The average person is fine giving up their data and time in exchange for entertainment and convenience. Free software is good but it comes at the cost of time, you have to learn and be at least semi-competent with a terminal and/or Linux to truly use most FOSS stuff and it’s just beyond the average person. They either don’t have the interest, or don’t have the capability to learn it and for all intents and purposes those are fundamentally equivalent.

Honestly, nothing “bad” has happened to most people as a result of data harvesting. The Equifax breach got a ton of people, including hardcore privacy nerds. There’s just some stuff you can’t turn off to participate in modern society.

replies(2): >>Imusta+C1 >>raw_an+aE2
2. Imusta+C1[view] [source] 2025-10-12 15:01:24
>>flound+(OP)
100% agree that most people aren't curious about it.

but still, that is why I mentioned some priorities in sharing open source. If I share some niche golang/rust tool, I am sure most people wouldn't care but if I share something like f-droid/signal. I feel like that can help out a lot of people instead.

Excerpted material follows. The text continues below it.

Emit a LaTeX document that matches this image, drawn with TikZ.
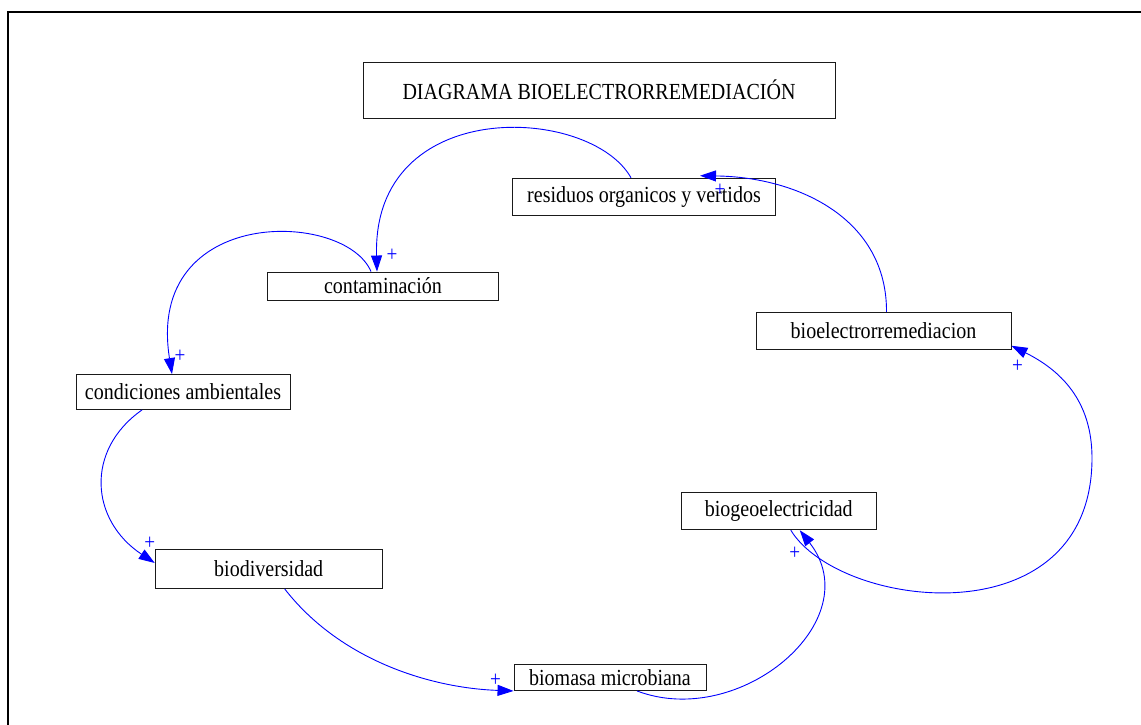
\documentclass[tikz,border=0pt]{standalone}
\usepackage{fontspec}
\setmainfont{Liberation Serif}[FakeStretch=0.87]
\usepackage{tikz}
\usetikzlibrary{arrows.meta, positioning}
\definecolor{brLink}{HTML}{0000FF}
\definecolor{brLine}{HTML}{1A1A1A}
\tikzset{
  br-var/.style={
    rectangle, draw=brLine, line width=0.9pt, fill=white,
    inner sep=0pt, align=center,
    font=\fontsize{23}{26}\selectfont
  },
  br-title/.style={br-var, minimum width=472pt, minimum height=56pt},
  br-link/.style={-{Triangle[length=16pt,width=11pt]}, draw=brLink, line width=0.9pt},
  br-sign/.style={text=brLink, inner sep=0pt, font=\fontsize{22}{22}\selectfont},
}
\begin{document}
\begin{tikzpicture}[x=1pt, y=-1pt]
  \useasboundingbox (0,0) rectangle (1141,725);
  % frame
  \draw[line width=2pt] (8,730) -- (8,11.7) -- (1150,11.7);

  \node[br-title] (title) at (599,90) {DIAGRAMA BIOELECTRORREMEDIACIÓN};
  \node[br-var, minimum width=263pt, minimum height=37pt] (resid) at (644,196.7) {residuos organicos y vertidos};
  \node[br-var, minimum width=231pt, minimum height=28pt] (cont)  at (383,286)   {contaminación};
  \node[br-var, minimum width=214pt, minimum height=35pt] (cond)  at (183,392)   {condiciones ambientales};
  \node[br-var, minimum width=227pt, minimum height=39pt] (biod)  at (268.7,569) {biodiversidad};
  \node[br-var, minimum width=192pt, minimum height=26pt] (biom)  at (610,677.5) {biomasa microbiana};
  \node[br-var, minimum width=195pt, minimum height=37pt] (biog)  at (778.8,511.3) {biogeoelectricidad};
  \node[br-var, minimum width=255pt, minimum height=37pt] (bioe)  at (883.5,330.8) {bioelectrorremediacion};

  % causal links
  \draw[br-link] ([xshift=-13pt]resid.north) .. controls (590,105) and (372,95) .. ([xshift=-6pt]cont.north)
    node[br-sign, at end, xshift=15pt, yshift=16pt] {+};
  \draw[br-link] ([xshift=-12pt]cont.north) .. controls (345,210) and (145,205) .. ([xshift=-11pt]cond.north)
    node[br-sign, at end, xshift=8pt, yshift=18pt] {+};
  \draw[br-link] ([xshift=-41pt]cond.south) .. controls (85,450) and (90,520) .. ([yshift=6pt]biod.west)
    node[br-sign, at end, xshift=-5pt, yshift=20pt] {+};
  \draw[br-link] ([xshift=16pt]biod.south) .. controls (340,660) and (430,688) .. (biom.south west)
    node[br-sign, at end, xshift=-18pt, yshift=11pt] {+};
  \draw[br-link] ([xshift=27pt]biom.south) .. controls (740,730) and (870,620) .. ([xshift=21pt]biog.south)
    node[br-sign, at end, xshift=-5pt, yshift=-23pt] {+};
  \draw[br-link] ([xshift=12pt]biog.south) .. controls (840,610) and (1092,640) .. (1092,458)
    .. controls (1092,400) and (1060,370) .. ([yshift=4pt]bioe.south east)
    node[br-sign, at end, xshift=6pt, yshift=-21pt] {+};
  \draw[br-link] ([xshift=3pt]bioe.north) .. controls (887,220) and (800,177) .. ([xshift=56pt,yshift=2pt]resid.north)
    node[br-sign, at end, xshift=20pt, yshift=-15pt] {+};
\end{tikzpicture}
\end{document}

The result of data harvesting is not a breach. but the whole system that it is right now, for all such data harvesting imo, the most common fraction seems to be hate which gets the most engagement which is why to me most social media feels hateful off the start and why its linked to some of the issues we have right now. Its definitely escalated.

There are some genuine problems in economies all around the world yet if those nations leaders try to scapegoat, trying to create a us vs them, its not a good fix and shit might break and we would all be too invested in watching yt shorts.

What I am advocating with foss is also federation/curated social media with no algorithms but that is the step two imo. The step one to mass adoption for such things might be to have people more familiar/comfortable with open source.

Overall, we need to fight on both fronts if we want change. Both algorithmic and open source apps based. Some open source apps are predatory, they will charge you recurring and hope you forget. Some cheap/quickly built games which can be open source for android for all purposes aren't open source right now and they exploit children's lack of financial knowledge in that sense(scams of sorts).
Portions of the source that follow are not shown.